= Call screener =

Job in broadcasting

A call screener or phone screener is a staff member who first answers the phone when audience members call into TV or radio broadcasts.

For call-in talk shows, screeners determine the air quality of the call (good connection or not) and if the caller's comments will further the topic or add a new point. Their job is to put the best calls on the air and filter out the callers that don't have anything worthwhile to add to the conversation. They also try to engage callers by acting as a "warm up" act for the host. Call screeners also typically provide a summary of pertinent information for the host or hosts to provide context for on air interaction, such as the caller's name, age, gender, location and a precis of what they intend to talk about.

During breaking news events, screeners are responsible for verifying the caller's identity, to ensure that correct information will be presented to the news anchor. A failure here can allow an embarrassing on-air prank call through. Richard Roeper blamed call screeners in 2003 for a phone prankster getting through to Dan Rather live on-air during the Space Shuttle Columbia disaster, by not checking the area code of the caller, who claimed to be an eyewitness in Texas. A New York Post article about phone pranksters describes call screeners as "overburdened and generally young producers assigned to act as gate-keepers", whose tools include "simply to ask would-be callers for their phone number and make sure the area code matches up with where they say they're calling from." An ABC News spokeswoman stated, "With breaking news we make every effort to ensure the credibility of the witness before we put them on the air, but in live events, screening processes are not 100 percent effective." An "industry vet" stated, "At the very least you can catch 90 percent of them by getting their number and calling them back, generally they freak or give you a phony phone number." Other techniques described "include grilling the caller on little known facts about the situation or organization they claim to represent."

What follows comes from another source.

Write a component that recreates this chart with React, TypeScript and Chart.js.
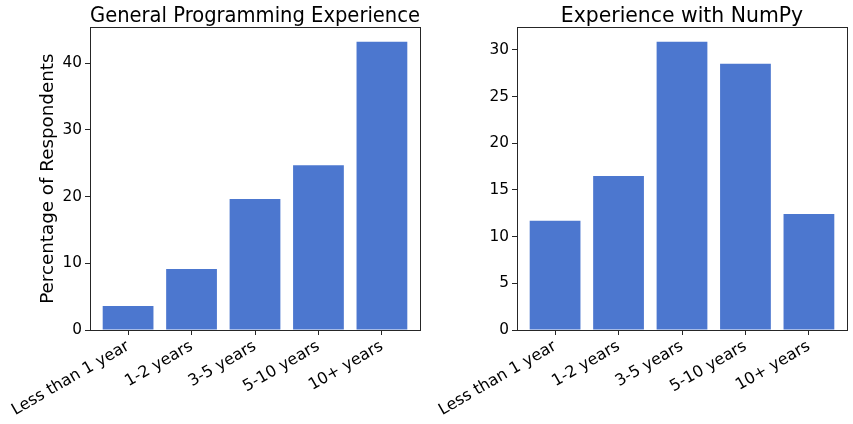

==Notable call screeners==
Although the names of most call screeners never make it on the air, there are a few notable screeners that are major characters on their shows.

- Joe Ardinger of the Don and Mike Show (said to be the oldest call screener in the world)
- Flipper of the Sean Hannity show (liberal screener on conservative talk show)
- Chunks of The Hideout (call screener and stunt guy)
- Lindsay Delong of Dick and Skibba (call screener, news person, rapper, female perspective on a show aimed at men)
- AP Mike of The Best Show with Tom Scharpling
- Jason Stewart (J-Stew) former "phone slap" of the Jim Rome Show.

==Notable talk shows that do not use a call screeners==
Many live call-in radio shows do not like alternative or adverse opinions to be aired, going through great lengths to screen out such calls. Because of that, it is rare that a live call-in talk show does not use call screeners.
- The Love Doctors is a radio show broadcast in South Florida that has not used a call screener since its inception in 1989.